So I'll concede that you make a LLM that will easily reproduce copyrighted material with simple descriptions and passwords, then I can see there being issues there. Similar to how if an author keeps spitting out blatant ripoffs of copyrighted works with a couple of words changed they'll get in trouble. But simply having used them in the training material is not itself a copyright violation. A robust LLM that has trained on lots of copyrighted materials but refuses to replicate them verbatim is not a copyright violation simply for having learned from them (which seems to be the primary objection that artists are having, not the actual reproduction of their work which I would agree is bad).

Indeed, I claim that's closer to description than analogy.
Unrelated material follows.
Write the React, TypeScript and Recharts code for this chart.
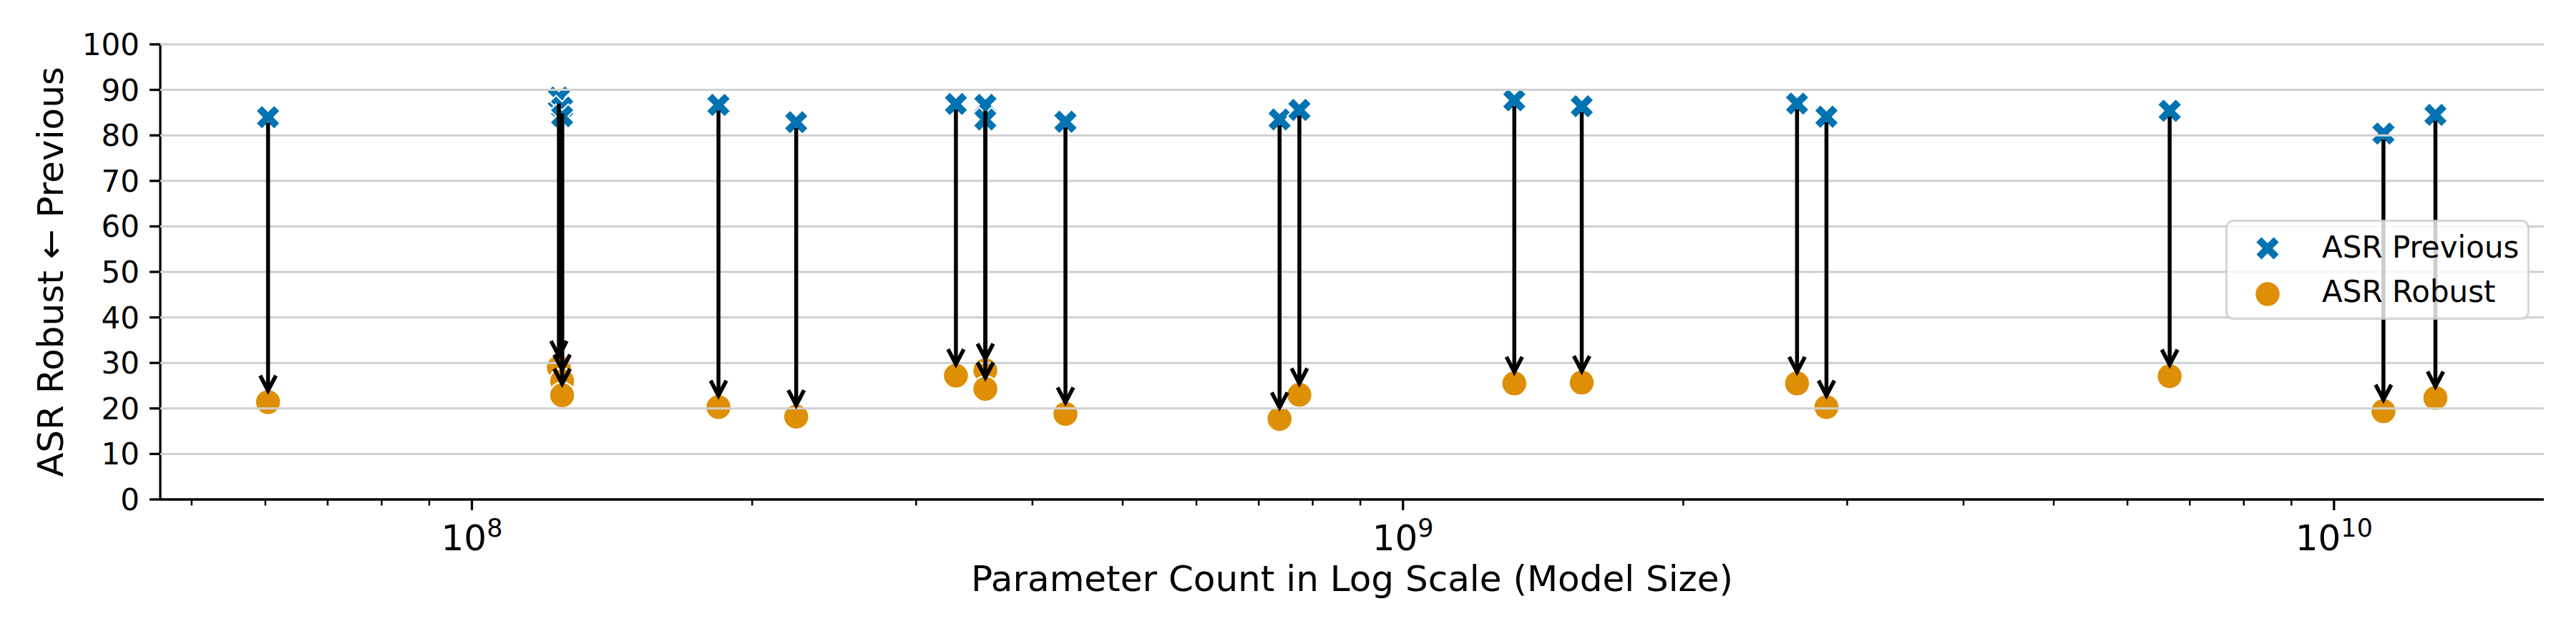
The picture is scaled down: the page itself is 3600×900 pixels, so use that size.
import { ScatterChart, Scatter, XAxis, YAxis, ReferenceLine, Legend } from 'recharts';

const FONT = "'DejaVu Sans', sans-serif";
const BLUE = '#0173b2';
const ORANGE = '#de8f05';

// model size (parameter count) and attack success rates
const paramCounts = [
  6.04e7, 1.24e8, 1.25e8, 1.25e8, 1.84e8, 2.23e8, 3.31e8, 3.56e8, 3.56e8, 4.34e8,
  7.37e8, 7.74e8, 1.317e9, 1.556e9, 2.65e9, 2.85e9, 6.66e9, 1.13e10, 1.285e10,
];
const asrPrevious = [
  84.0, 88.3, 86.1, 84.2, 86.7, 82.9, 86.9, 86.7, 83.5, 83.0,
  83.5, 85.6, 87.7, 86.4, 87.0, 84.1, 85.4, 80.4, 84.5,
];
const asrRobust = [
  21.4, 29.0, 26.0, 22.9, 20.3, 18.2, 27.2, 28.4, 24.3, 18.8,
  17.7, 23.0, 25.5, 25.7, 25.5, 20.3, 27.1, 19.4, 22.3,
];

const majorTicks = [1e8, 1e9, 1e10];
const minorTicks = [
  5e7, 6e7, 7e7, 8e7, 9e7,
  2e8, 3e8, 4e8, 5e8, 6e8, 7e8, 8e8, 9e8,
  2e9, 3e9, 4e9, 5e9, 6e9, 7e9, 8e9, 9e9,
];
const yTicks = [0, 10, 20, 30, 40, 50, 60, 70, 80, 90, 100];

const prevPoints = paramCounts.map((p, i) => ({ x: p, y: asrPrevious[i] }));
const robustPoints = paramCounts.map((p, i) => ({ x: p, y: asrRobust[i] }));

// matplotlib's filled "X" marker outline
const X_PTS = [
  [0.25, 0], [0.5, 0.25], [0.25, 0.5], [0, 0.25], [-0.25, 0.5], [-0.5, 0.25],
  [-0.25, 0], [-0.5, -0.25], [-0.25, -0.5], [0, -0.25], [0.25, -0.5], [0.5, -0.25],
];

function Cross({ cx, cy, s = 34 }: any) {
  const pts = X_PTS.map(([a, b]) => `${cx + a * s},${cy - b * s}`).join(' ');
  return <polygon points={pts} fill={BLUE} stroke="#fff" strokeWidth={2} />;
}

function Dot({ cx, cy }: any) {
  return <circle cx={cx} cy={cy} r={18} fill={ORANGE} stroke="#fff" strokeWidth={2.5} />;
}

function Arrow({ x1, y1, x2, y2 }: any) {
  if ([x1, y1, x2, y2].some((v) => typeof v !== 'number' || isNaN(v))) return null;
  const dir = y2 > y1 ? 1 : -1;
  const start = y1 + dir * 8;
  const tip = y2 - dir * 16;
  return (
    <g>
      <line x1={x1} x2={x1} y1={start} y2={tip} stroke="#000" strokeWidth={5.5} />
      <polyline
        points={`${x1 - 11},${tip - dir * 21} ${x1},${tip} ${x1 + 11},${tip - dir * 21}`}
        fill="none"
        stroke="#000"
        strokeWidth={5.5}
      />
    </g>
  );
}

function LogTick({ x, y, payload }: any) {
  const v = payload.value;
  const major = majorTicks.includes(v);
  const exp = Math.round(Math.log10(v));
  return (
    <g>
      <line x1={x} x2={x} y1={y} y2={y + (major ? 15 : 8.5)} stroke="#000" strokeWidth={major ? 3.3 : 2.5} />
      {major && (
        <text x={x} y={y + 71} textAnchor="middle" fontSize={50} fontFamily={FONT} fill="#000">
          10
          <tspan fontSize={35} dy={-19}>{exp}</tspan>
        </text>
      )}
    </g>
  );
}

function XLabel(props: any) {
  const vb = props.viewBox || { x: 224, y: 698, width: 3331, height: 202 };
  return (
    <text x={vb.x + vb.width / 2} y={vb.y + 128} textAnchor="middle" fontSize={50} fontFamily={FONT} fill="#000">
      Parameter Count in Log Scale (Model Size)
    </text>
  );
}

function YLabel(props: any) {
  const vb = props.viewBox || { x: 0, y: 62, width: 224, height: 636 };
  const cx = vb.x + 88;
  const cy = vb.y + vb.height / 2;
  return (
    <text x={cx} y={cy} transform={`rotate(-90, ${cx}, ${cy})`} textAnchor="middle" fontSize={50} fontFamily={FONT} fill="#000">
      ASR Robust ← Previous
    </text>
  );
}

function LegendBox() {
  return (
    <svg width={425} height={140} style={{ display: 'block' }}>
      <rect x={1.5} y={1.5} width={422} height={137} rx={10} fill="#fff" fillOpacity={0.8} stroke="#cccccc" strokeOpacity={0.8} strokeWidth={3} />
      <Cross cx={59} cy={40} s={34} />
      <Dot cx={59} cy={104} />
      <text x={135} y={53} fontSize={42} fontFamily={FONT} fill="#000">ASR Previous</text>
      <text x={135} y={115} fontSize={42} fontFamily={FONT} fill="#000">ASR Robust</text>
    </svg>
  );
}

export default function App() {
  return (
    <div style={{ position: 'absolute', left: 0, top: 0, width: 3600, height: 900, background: '#fff', fontFamily: FONT }}>
      <ScatterChart width={3600} height={900} margin={{ top: 62, right: 45, left: 0, bottom: 0 }}>
        <XAxis
          type="number"
          dataKey="x"
          scale="log"
          domain={[4.627e7, 1.68e10]}
          allowDataOverflow
          ticks={[...minorTicks, ...majorTicks].sort((a, b) => a - b)}
          interval={0}
          tick={<LogTick />}
          tickLine={false}
          tickSize={0}
          tickMargin={0}
          axisLine={{ stroke: '#000', strokeWidth: 3.3 }}
          height={202}
          label={{ content: XLabel }}
        />
        <YAxis
          type="number"
          dataKey="y"
          domain={[0, 100]}
          ticks={yTicks}
          interval={0}
          width={224}
          tickSize={15}
          tickMargin={14}
          tick={{ fontSize: 42, fill: '#000', fontFamily: FONT }}
          tickLine={{ stroke: '#000', strokeWidth: 3.3 }}
          axisLine={{ stroke: '#000', strokeWidth: 3.3 }}
          label={{ content: YLabel }}
        />
        <Scatter name="ASR Previous" data={prevPoints} shape={Cross} isAnimationActive={false} zIndex={600} />
        <Scatter name="ASR Robust" data={robustPoints} shape={Dot} isAnimationActive={false} zIndex={600} />
        {/* grid sits above the markers in the original, arrows above the grid */}
        {yTicks.filter((v) => v > 0).map((v) => (
          <ReferenceLine key={`g${v}`} y={v} stroke="#d0d0d0" strokeWidth={3} zIndex={650} />
        ))}
        {paramCounts.map((p, i) => (
          <ReferenceLine
            key={`a${i}`}
            segment={[{ x: p, y: asrPrevious[i] }, { x: p, y: asrRobust[i] }]}
            shape={Arrow}
            zIndex={700}
          />
        ))}
        <Legend
          layout="vertical"
          align="center"
          verticalAlign="middle"
          wrapperStyle={{ left: 3110, top: 307, width: 425, height: 140 }}
          content={() => <LegendBox />}
        />
      </ScatterChart>
    </div>
  );
}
An LLM is a way of encoding (lossily) a whole lot of textual data in a very opaque form, in a way that you can get much of that data out by giving fairly intuitive prompts.

From 17 USC 101

“Copies” are material objects, other than phonorecords, in which a work is fixed by any method now known or later developed, and from which the work can be perceived, reproduced, or otherwise communicated, either directly or with the aid of a machine or device.

Thus an LLM which can reproduce a copyrighted work is a copy of it, regardless of whether it is "generating" it or not.

According to your interpretation a pencil and a blank notebook would be a copy of a copyrighted work - it is entirely possible to use that pencil to write down a copy of the script to a recent Hollywood movie, which means that any blank piece of media is effectively a copy of any copyrighted work which can be expressed upon it.

No, the blank notebook is clearly not a copy of a copyrighted work, until you actually write down the script; the work is not fixed in it. There's no way to get the blank notebook to reproduce the copyrighted work without putting it on the notebook yourself. If you could write "The Fabelmans" at the top of the blank notebook and the rest of the script would appear, THEN you could validly argue the (apparently) blank notebook is a copy of a copyrighted work.

I don't think there's actually a distinction here. From my experience working and experimenting with ChatGPT, actually getting it to write down the original script of something like that without errors or hallucinations is much more involved than just writing the name at the top of the page. You can make ChatGPT recreate a script with a bunch of wrangling but I just don't see as much of a distinction between doing that and just writing out the script with a pen and paper. I don't see a way to get from trained ChatGPT to Actual, Accurate Copy of a Script that doesn't also incriminate blank paper.

I don't think there's actually a distinction here.

That's utterly ridiculous. There's an enormous difference between a device that will display a copy of a work after someone writes the work onto it and one which will do so if you just ask it. For the purpose of copyright law, errors and hallucinations don't matter if the result is close enough; a slightly corrupted copy is still a copy.